Прежде всего, Лагарп нападал на само поддержание русско-французского союза, который, по его мнению, только компрометировал Александра I. Ему было горько, что, признав себя «другом и союзником» Наполеона, Александр вынужден разделять ответственность за насаждаемое всюду французским правителем «иго деспотизма» – военного, политического, религиозного, который настолько угрожает Европе, что, по мнению Лагарпа, «скоро станем мы свидетелями возрождения средневекового варварства», а «науке и цивилизации» придется искать спасения за океаном. «Больно было бы думать, Государь, что и Вас назовут среди причин сего переселения» (29 февраля 1808 года).
Осуждал Лагарп и «путь завоеваний», на который, как ему видится, Наполеон толкал Александра. Это не только враждебные отношения с Англией, но и нападение в феврале 1808 года на шведскую Финляндию, воспринятое европейским общественным мнением (на которое ссылается Лагарп) как однозначно несправедливое. Столь же негативно Лагарп оценивал и продолжение войны России с Турцией ради Молдавии и Валахии – их приобретение не укрепит сколько-нибудь существенно державу Александра I и совершенно несоразмерно наполеоновской добыче в Центральной и Южной Европе (например, присоединению к Франции в 1808 году богатейших частей Италии), а война на далеком театре лишь истощает силы России.
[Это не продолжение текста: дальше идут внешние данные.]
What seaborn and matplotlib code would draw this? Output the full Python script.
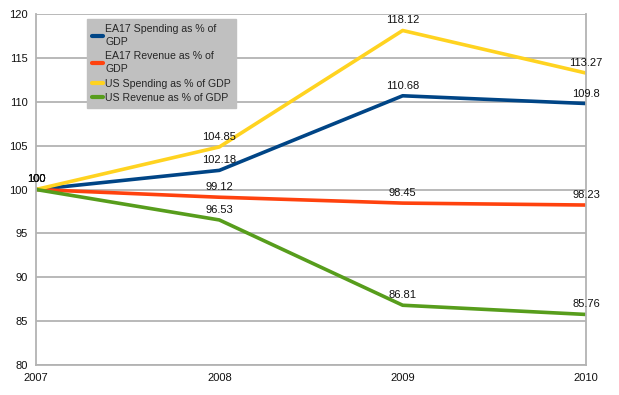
import matplotlib
matplotlib.use("Agg")
import matplotlib.pyplot as plt
import seaborn as sns
import pandas as pd
from matplotlib.lines import Line2D

years = [2007, 2008, 2009, 2010]
series_names = ["EA17 Spending as % of GDP", "EA17 Revenue as % of GDP",
                "US Spending as % of GDP", "US Revenue as % of GDP"]
legend_labels = ["EA17 Spending as % of\nGDP", "EA17 Revenue as % of\nGDP",
                 "US Spending as % of GDP", "US Revenue as % of GDP"]
ea17_spending = [100, 102.18, 110.68, 109.8]
ea17_revenue = [100, 99.12, 98.45, 98.23]
us_spending = [100, 104.85, 118.12, 113.27]
us_revenue = [100, 96.53, 86.81, 85.76]
colors = ["#004586", "#ff420e", "#ffd320", "#579d1c"]

values = [ea17_spending, ea17_revenue, us_spending, us_revenue]
rows = []
for name, vals in zip(series_names, values):
    for y, v in zip(years, vals):
        rows.append({"Year": y, "Value": v, "Series": name})
df = pd.DataFrame(rows)

sns.set_style("white")
plt.rcParams['font.family'] = ['Liberation Sans', 'DejaVu Sans']

fig = plt.figure(figsize=(6.19, 3.95), dpi=100)
ax = fig.add_axes([36 / 619, 30 / 395, 550 / 619, 351 / 395])

sns.lineplot(data=df, x="Year", y="Value", hue="Series", palette=colors,
             hue_order=series_names, linewidth=2.6, ax=ax, legend=False)

for name, vals in zip(series_names, values):
    for y, v in zip(years, vals):
        lbl = f"{v:g}"
        ax.annotate(lbl, (y, v), xytext=(0, 7), textcoords="offset pixels",
                    ha="center", va="baseline", fontsize=8, color="#111111")

ax.set_xlim(2007, 2010)
ax.set_ylim(80, 120)
ax.set_xticks(years)
ax.set_xticklabels([str(y) for y in years])
ax.set_yticks(range(80, 121, 5))
ax.set_xlabel("")
ax.set_ylabel("")
ax.yaxis.grid(True, color="#b3b3b3", linewidth=1.3)
ax.set_axisbelow(True)
for s in ["left", "bottom", "right", "top"]:
    ax.spines[s].set_color("#b3b3b3")
    ax.spines[s].set_linewidth(1.3)
ax.spines["top"].set_visible(False)
ax.tick_params(axis="both", length=4, width=1.3, color="#b3b3b3",
               labelsize=8, labelcolor="#111111", pad=2)

handles = [Line2D([0], [0], color=c, linewidth=3) for c in colors]
leg = ax.legend(handles, legend_labels, loc="upper left",
                bbox_to_anchor=((87 - 36) / 550, (365 - 19) / 351),
                fontsize=7.6, frameon=True,
                fancybox=False, handlelength=1.1, handletextpad=0.2,
                labelspacing=0.4, borderpad=0.45, borderaxespad=0.0)
for t in leg.get_texts():
    t.set_linespacing(1.4)
leg.get_frame().set_facecolor("#c0c0c0")
leg.get_frame().set_edgecolor("#c0c0c0")
leg.get_frame().set_alpha(1)

fig.savefig("out.png", dpi=100)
Тем легче последняя потом неизбежно станет жертвой Наполеона, к чему надо быть готовым. «С отчаянием предвижу, – писал Лагарп Александру, – что скоро наступит минута, когда Ваша империя и Вы сами жертвой его сделаетесь вместе с другими, если великие меры не будут взяты безотлагательно, дабы сопротивление оказать твердо и энергически» (31 марта 1808 года).